Shares of Tesla (NASDAQ:TSLA) were trading sharply lower on Friday morning after the Thursday-night reveal of the company's Cybertruck pickup fell short of expectations.
As of 11:00 a.m. EST, Tesla's shares were down about 6% from Thursday's closing price.
Investors had expected Tesla's much-touted pickup truck to be a more-or-less forthright electric challenger to the huge-selling (and hugely profitable) full-size pickups from Ford Motor (NYSE:F), General Motors (NYSE:GM), and Fiat Chrysler Automobiles (NYSE:FCAU).
But CEO Elon Musk had other plans.
As you can see, Tesla's Cybertruck is a jarringly angular stainless-steel-bodied behemoth that looks like it escaped from the set of a dystopian sci-fi film. While the claims for range and towing capacity and so forth are impressive -- as one would expect from Tesla -- the design of the Cybertruck and its decidedly oddball features suggest strongly that it will be a niche product at best -- and that much development work remains to be done.

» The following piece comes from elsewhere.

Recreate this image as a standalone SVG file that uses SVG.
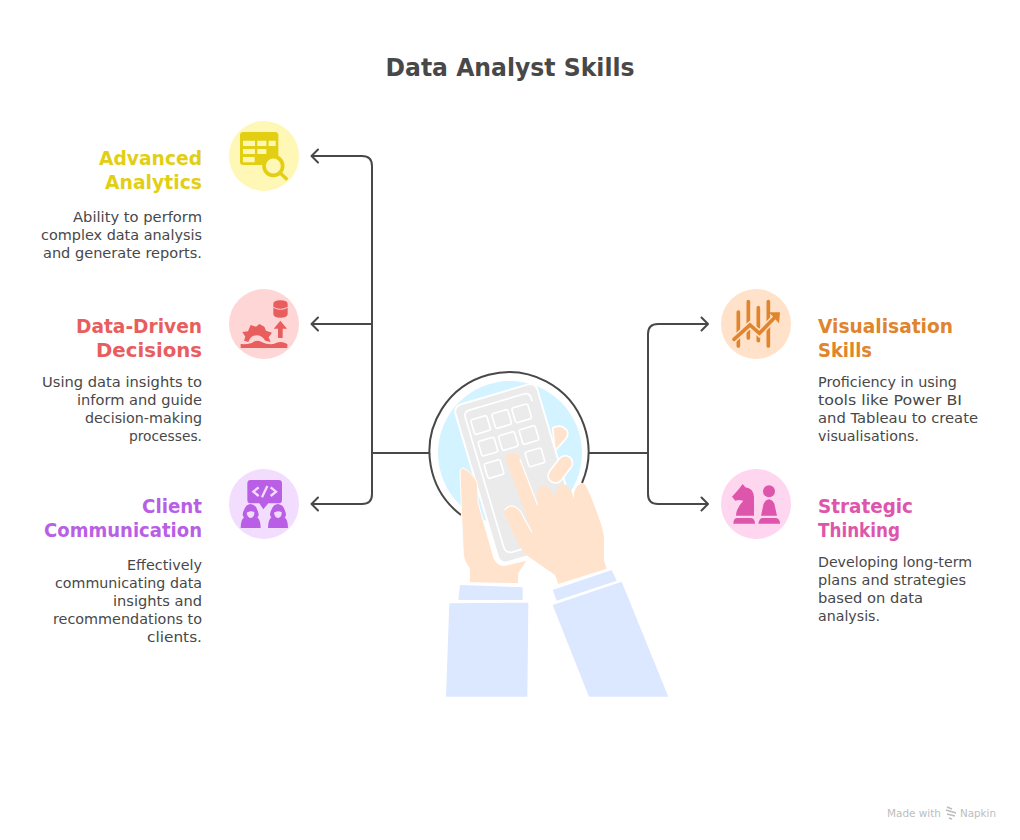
<svg xmlns="http://www.w3.org/2000/svg" width="1020" height="840" viewBox="0 0 1020 840">
<style>
text{font-family:"DejaVu Sans","Liberation Sans",sans-serif}
.title{font-size:25px;font-weight:700;fill:#484848}
.h{font-size:19.5px;font-weight:700}
.d{font-size:14px;fill:#484848}
.e{text-anchor:end}
.conn{fill:none;stroke:#484848;stroke-width:2}
.key{fill:#ebebeb;stroke:#fff;stroke-width:5}
.y{fill:#e2cf13}.yt{fill:#fef7b5}
.r{fill:#e85d5d}.rt{fill:#ffd6d6}
.p{fill:#b95fe5}.pt{fill:#f3ddff}
.o{fill:#e0842d}.ot{fill:#ffe2c9}
.k{fill:#de55ac}.kt{fill:#ffd6f0}
</style>
<defs>
<marker id="arrow" markerUnits="userSpaceOnUse" markerWidth="12" markerHeight="18" refX="8.500" refY="9" orient="auto" viewBox="0 0 12 18">
<path d="M2 2.500L8.500 9L2 15.500" fill="none" stroke="#484848" stroke-width="2" stroke-linejoin="round" stroke-linecap="round"/>
</marker>
</defs>
<rect width="1020" height="840" fill="#fff"/>
<text class="title" x="510" y="76" text-anchor="middle" textLength="249" lengthAdjust="spacingAndGlyphs">Data Analyst Skills</text>

<g id="connectors">
<path class="conn" d="M430 453H372"/>
<path class="conn" marker-end="url(#arrow)" d="M372 453V166Q372 156 362 156H311.500"/>
<path class="conn" marker-end="url(#arrow)" d="M372 324H311.500"/>
<path class="conn" marker-end="url(#arrow)" d="M372 453V494Q372 504 362 504H311.500"/>
<path class="conn" d="M589 453H648"/>
<path class="conn" marker-end="url(#arrow)" d="M648 453V334Q648 324 658 324H708"/>
<path class="conn" marker-end="url(#arrow)" d="M648 453V494Q648 504 658 504H708"/>
</g>

<g id="center-illustration">
<circle cx="510" cy="453" r="72" fill="#d2f3ff"/>
<path d="M461 515A79.500 79.500 0 1 1 582 483" fill="none" stroke="#484848" stroke-width="2"/>
<g transform="translate(420 360) scale(.33333)">
<path d="M398 203Q425 190 442 212Q448 228 430 245L405 272Z" fill="#ffe3cc" stroke="#fff" stroke-width="5"/>
<g transform="translate(293 340) rotate(-16.500)">
<rect x="-128" y="-247" width="256" height="494" rx="22" fill="#ebebeb" stroke="#fff" stroke-width="6"/>
<path d="M103 -195V-205Q103 -223 85 -223H-85Q-103 -223 -103 -205V200Q-103 218 -85 222H-40" fill="none" stroke="#fff" stroke-width="5"/>
</g>
<g class="keys">
<rect class="key" x="-25" y="-23" width="50" height="46" rx="6" transform="translate(182 195) rotate(-16.500)"/>
<rect class="key" x="-25" y="-23" width="50" height="46" rx="6" transform="translate(245 177) rotate(-16.500)"/>
<rect class="key" x="-25" y="-23" width="50" height="46" rx="6" transform="translate(305 160) rotate(-16.500)"/>
<rect class="key" x="-25" y="-23" width="50" height="46" rx="6" transform="translate(204 260) rotate(-16.500)"/>
<rect class="key" x="-25" y="-23" width="50" height="46" rx="6" transform="translate(265 243) rotate(-16.500)"/>
<rect class="key" x="-25" y="-23" width="50" height="46" rx="6" transform="translate(327 225) rotate(-16.500)"/>
<rect class="key" x="-25" y="-23" width="50" height="46" rx="6" transform="translate(222 327) rotate(-16.500)"/>
<rect class="key" x="-25" y="-23" width="50" height="46" rx="6" transform="translate(345 292) rotate(-16.500)"/>
</g>
<path d="M120 335Q122 322 132 325Q160 340 172 368L175 430L222 595Q232 618 255 616L322 600L296 640V671L148 668V625Q132 605 130 585L125 470Z" fill="#ffe3cc" stroke="#fff" stroke-width="3"/>
<rect x="-22" y="-46" width="44" height="92" rx="22" transform="translate(421 328) rotate(38)" fill="#ffe3cc" stroke="#fff" stroke-width="5"/>
<path d="M257 295Q258 278 275 278Q295 280 300 298L352 430C348 385 358 378 370 378C390 378 400 400 403 418C405 390 415 373 430 373C448 373 458 400 462 418C460 390 470 372 490 370Q500 375 520 430Q545 490 552 530V600L560 626L415 672L405 645L340 600Q315 585 300 560L252 458Q250 438 272 436Q298 442 308 465L335 515Z" fill="#ffe3cc"/>
<path d="M300 298L352 433M255 450Q262 436 280 438Q300 445 310 470L335 515" fill="none" stroke="#fff" stroke-width="3.500" stroke-linecap="round"/>
<path d="M120 675L308 682V720H115Z" fill="#dce8ff"/>
<path d="M88 730L325 728L322 1010H78Z" fill="#dce8ff"/>
<path d="M398 690L575 630L590 662L410 722Z" fill="#dce8ff"/>
<path d="M398 735L605 665L745 1010H507Z" fill="#dce8ff"/>
</g>
</g>

<g id="node-advanced-analytics">
<circle class="yt" cx="264" cy="156" r="35"/>
<g transform="translate(220 110) scale(.33333)">
<rect class="y" x="60" y="66" width="115" height="99" rx="10"/>
<path class="yt" d="M69 92h36v16h-36zM112 92h27v16h-27zM146 92h21v16h-21zM69 117h36v15h-36zM112 117h27v15h-27zM69 141h35v16h-35z"/>
<circle cx="160" cy="168" r="28" fill="#fef7b5" stroke="#e2cf13" stroke-width="11"/>
<path d="M180 188L199 206" stroke="#e2cf13" stroke-width="10" stroke-linecap="round"/>
</g>
<text class="h e y" x="202" y="165" textLength="103" lengthAdjust="spacingAndGlyphs">Advanced</text>
<text class="h e y" x="202" y="189" textLength="97" lengthAdjust="spacingAndGlyphs">Analytics</text>
<text class="d e" x="202" y="222" textLength="129" lengthAdjust="spacingAndGlyphs">Ability to perform</text>
<text class="d e" x="202" y="240" textLength="161" lengthAdjust="spacingAndGlyphs">complex data analysis</text>
<text class="d e" x="202" y="258" textLength="159" lengthAdjust="spacingAndGlyphs">and generate reports.</text>
</g>

<g id="node-data-driven-decisions">
<circle class="rt" cx="264" cy="324" r="35"/>
<g transform="translate(220 110) scale(.33333)">
<path class="r" d="M160 582Q160 571 181 571Q203 571 203 582V612Q203 623 181 623Q160 623 160 612Z"/>
<path d="M160 592Q181 604 203 592" fill="none" stroke="#ffd6d6" stroke-width="3"/>
<path class="r" d="M181 632L201 656H188V684H174V656H161Z"/>
<path class="r" d="M67 666L84 664L92 645L108 650L118 642L133 650L138 662L156 668L146 682L152 696L136 692Q125 676 110 676Q92 676 85 696L72 692L76 680Z"/>
<path class="r" d="M62 702Q90 704 100 696Q112 688 125 696Q150 708 170 698Q185 692 202 702V714H62Z"/>
</g>
<text class="h e r" x="202" y="333" textLength="126" lengthAdjust="spacingAndGlyphs">Data-Driven</text>
<text class="h e r" x="202" y="357" textLength="106" lengthAdjust="spacingAndGlyphs">Decisions</text>
<text class="d e" x="202" y="387" textLength="160" lengthAdjust="spacingAndGlyphs">Using data insights to</text>
<text class="d e" x="202" y="405" textLength="125" lengthAdjust="spacingAndGlyphs">inform and guide</text>
<text class="d e" x="202" y="423" textLength="117" lengthAdjust="spacingAndGlyphs">decision-making</text>
<text class="d e" x="202" y="441" textLength="73" lengthAdjust="spacingAndGlyphs">processes.</text>
</g>

<g id="node-client-communication">
<circle class="pt" cx="264" cy="504" r="35"/>
<g transform="translate(220 460) scale(.33333)">
<path class="p" d="M92 60H176Q186 60 186 70V120Q186 130 176 130H145L130 148L118 130H92Q82 130 82 120V70Q82 60 92 60Z"/>
<path d="M116 82L100 95L116 108M152 82L168 95L152 108M142 78L126 112" fill="none" stroke="#f3ddff" stroke-width="7"/>
<path class="p" d="M62 204Q62 180 72 172Q64 165 72 150Q78 132 92 132Q108 134 112 150Q120 168 112 172Q122 180 122 204Z"/>
<path class="p" d="M144 204Q144 180 154 172Q146 165 154 150Q160 132 174 132Q190 134 194 150Q202 168 194 172Q204 180 204 204Z"/>
<path d="M80 158Q90 150 103 156Q104 172 92 174Q82 172 80 158ZM162 158Q172 150 185 156Q186 172 174 174Q164 172 162 158Z" fill="#f3ddff"/>
</g>
<text class="h e p" x="202" y="513" textLength="60" lengthAdjust="spacingAndGlyphs">Client</text>
<text class="h e p" x="202" y="537" textLength="158" lengthAdjust="spacingAndGlyphs">Communication</text>
<text class="d e" x="202" y="570" textLength="75" lengthAdjust="spacingAndGlyphs">Effectively</text>
<text class="d e" x="202" y="588" textLength="147" lengthAdjust="spacingAndGlyphs">communicating data</text>
<text class="d e" x="202" y="606" textLength="89" lengthAdjust="spacingAndGlyphs">insights and</text>
<text class="d e" x="202" y="624" textLength="149" lengthAdjust="spacingAndGlyphs">recommendations to</text>
<text class="d e" x="202" y="642" textLength="55" lengthAdjust="spacingAndGlyphs">clients.</text>
</g>

<g id="node-visualisation-skills">
<circle class="ot" cx="756" cy="324" r="35"/>
<g transform="translate(700 280) scale(.33333)">
<path d="M115 96V198M145 65V174M175 83V182M205 65V198" fill="none" stroke="#e0842d" stroke-width="11" stroke-linecap="round"/>
<path d="M102 178L150 135L178 160L222 115" fill="none" stroke="#ffe2c9" stroke-width="20"/>
<path d="M102 178L150 135L178 160L222 115" fill="none" stroke="#e0842d" stroke-width="11" stroke-linecap="round"/>
<path class="o" d="M207 97H240L237 130Z"/>
</g>
<text class="h o" x="818" y="333" textLength="135" lengthAdjust="spacingAndGlyphs">Visualisation</text>
<text class="h o" x="818" y="357" textLength="54" lengthAdjust="spacingAndGlyphs">Skills</text>
<text class="d" x="818" y="387" textLength="139" lengthAdjust="spacingAndGlyphs">Proficiency in using</text>
<text class="d" x="818" y="405" textLength="144" lengthAdjust="spacingAndGlyphs">tools like Power BI</text>
<text class="d" x="818" y="423" textLength="160" lengthAdjust="spacingAndGlyphs">and Tableau to create</text>
<text class="d" x="818" y="441" textLength="101" lengthAdjust="spacingAndGlyphs">visualisations.</text>
</g>

<g id="node-strategic-thinking">
<circle class="kt" cx="756" cy="504" r="35"/>
<g transform="translate(700 280) scale(.33333)">
<path class="k" d="M128 612L136 622Q160 625 162 650V707H108Q108 685 130 662L116 660L106 662L96 650L116 628Z"/>
<path class="k" d="M100 731Q100 714 112 714H153Q165 716 165 731Z"/>
<circle class="k" cx="207" cy="634" r="18"/>
<path class="k" d="M207 658Q222 660 225 680L231 707H183L189 680Q192 660 207 658Z"/>
<path class="k" d="M175 731Q178 714 188 714H228Q240 716 240 731Z"/>
</g>
<text class="h k" x="818" y="513" textLength="95" lengthAdjust="spacingAndGlyphs">Strategic</text>
<text class="h k" x="818" y="537" textLength="82" lengthAdjust="spacingAndGlyphs">Thinking</text>
<text class="d" x="818" y="567" textLength="154" lengthAdjust="spacingAndGlyphs">Developing long-term</text>
<text class="d" x="818" y="585" textLength="148" lengthAdjust="spacingAndGlyphs">plans and strategies</text>
<text class="d" x="818" y="603" textLength="105" lengthAdjust="spacingAndGlyphs">based on data</text>
<text class="d" x="818" y="621" textLength="62" lengthAdjust="spacingAndGlyphs">analysis.</text>
</g>

<g id="watermark">
<text x="887" y="817" font-size="11" fill="#bdbdbd" textLength="54" lengthAdjust="spacingAndGlyphs">Made with</text>
<path d="M947 807L952 809M946 810L956 813M947 814L955 816M949 818L952 819" stroke="#bdbdbd" stroke-width="1.500" fill="none"/>
<text x="960" y="817" font-size="11" fill="#bdbdbd" textLength="36" lengthAdjust="spacingAndGlyphs">Napkin</text>
</g>
</svg>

At least in its current form, it's not a truck for truck buyers. That means it's unlikely to sell in anything like Detroit-pickup volumes, and investors appear to be adjusting their expectations accordingly.
Customers can reserve a Cybertruck with a deposit of just $100, a hint that Tesla might be hoping to rack up strong reservation numbers. Good early numbers might impress investors, but take note: Tesla's site warns that the first deliveries won't happen until late 2021 at the earliest, and GM and Ford are both expected to have battery-electric pickups on sale by then.
It's far too early to even guess how the competition will shape up, but -- at least right now -- auto investors seem to think that Tesla missed an opportunity.